Delle due l’una: o accettiamo il postulato dell’anima divina, oppure dobbiamo ammettere che si tratti di una congettura, e dunque di qualcosa che, almeno teoricamente, dovrebbe consentire una dimostrazione o una confutazione. Il postulato ha un indubbio vantaggio: chiude la questione in modo dogmatico e la rende impermeabile a ogni prova. Ma proprio per questo vanifica qualsiasi dibattito sull’intelligenza artificiale, facendolo annegare nelle sabbie mobili della petizione di principio.

Scartata questa ipotesi, resta la congettura. Certo: potrebbe essere espressa in un linguaggio indecidibile, e in tal caso resterebbe nell’ambito della fede. Ma potrebbe invece essere formulata in termini scientifici, ed è qui che la situazione diventerebbe interessante. I recenti avanzamenti dell’AI sembrano infatti offrire, per la prima volta, un terreno concreto su cui proporre — o confutare — prove sperimentali dell’esistenza dell’anima e, con essa, di Dio. Letta in questa chiave, anche la grande attenzione del Vaticano per le tecnologie cognitive appare meno enigmatica.

Chi è culturalmente addestrato all’idea dell’anima individuale può trovarsi in una posizione ambigua, se non proprio in una sovrapposizione di stati: dichiararne pubblicamente il carattere ipotetico, continuando però a viverla come un assioma psicologico intimo e non negoziabile, cioè una fede. Il rischio in tal caso è quello di alimentare una discussione che si presenta come aperta e razionale, ma che in realtà resta vincolata a una tacita e ingombrante premessa.

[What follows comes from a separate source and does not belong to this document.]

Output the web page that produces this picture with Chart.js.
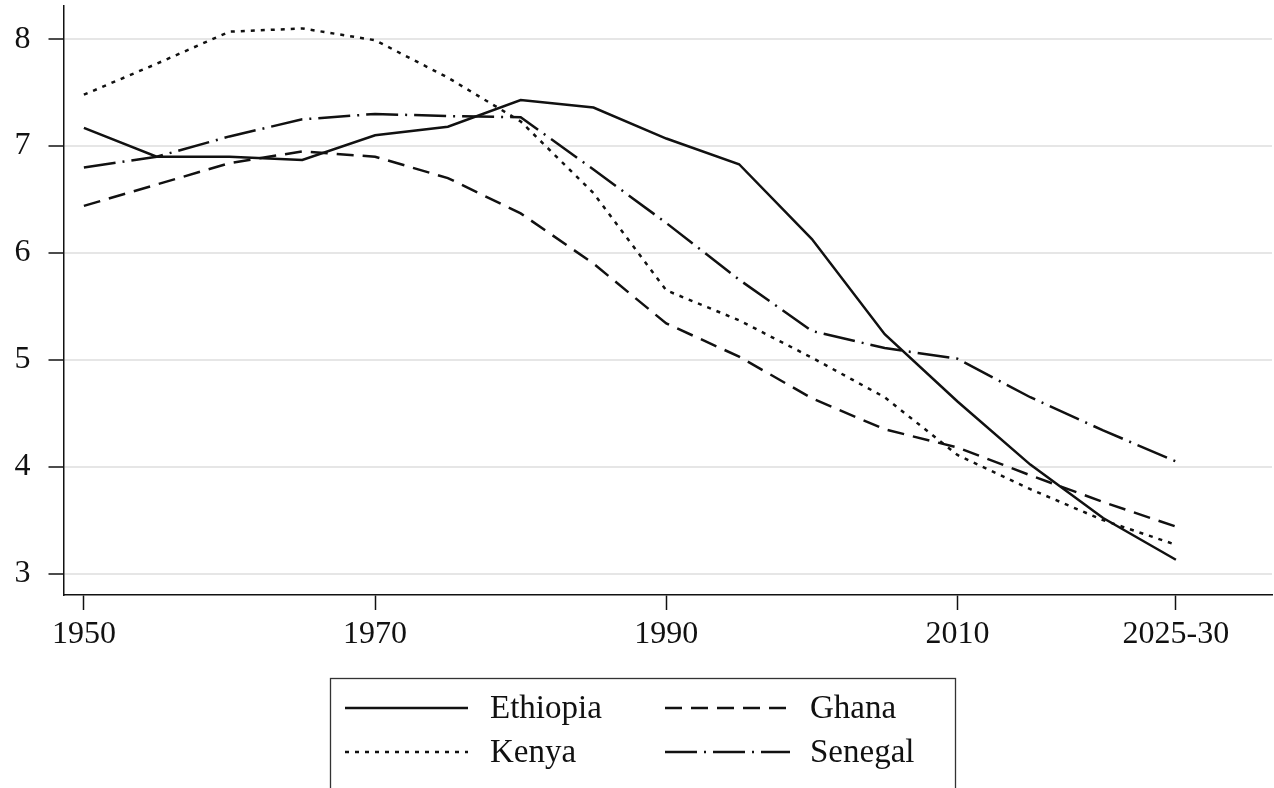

Siamo disposti ad accettare l’AI come banco di prova dell’anima, e dunque di Dio? Se sì — e si tratta di una libera scelta — allora dobbiamo essere disposti anche a negoziare cosa accettare come evidenza empirica, fissando soglie e criteri, rinunciando così alla regressione indefinita dei “sì, ma…. Senza questo accordo preliminare, nessuna prova potrà mai essere accettata come tale.

Se invece la risposta è no, allora bisogna dirlo apertamente: qualunque cosa un automa faccia o dica, un’anima — o qualcosa di funzionalmente simile — non l’avrà mai. In questo caso, la discussione sulla coscienza artificiale smette di essere una questione scientifica: è una questione di fede.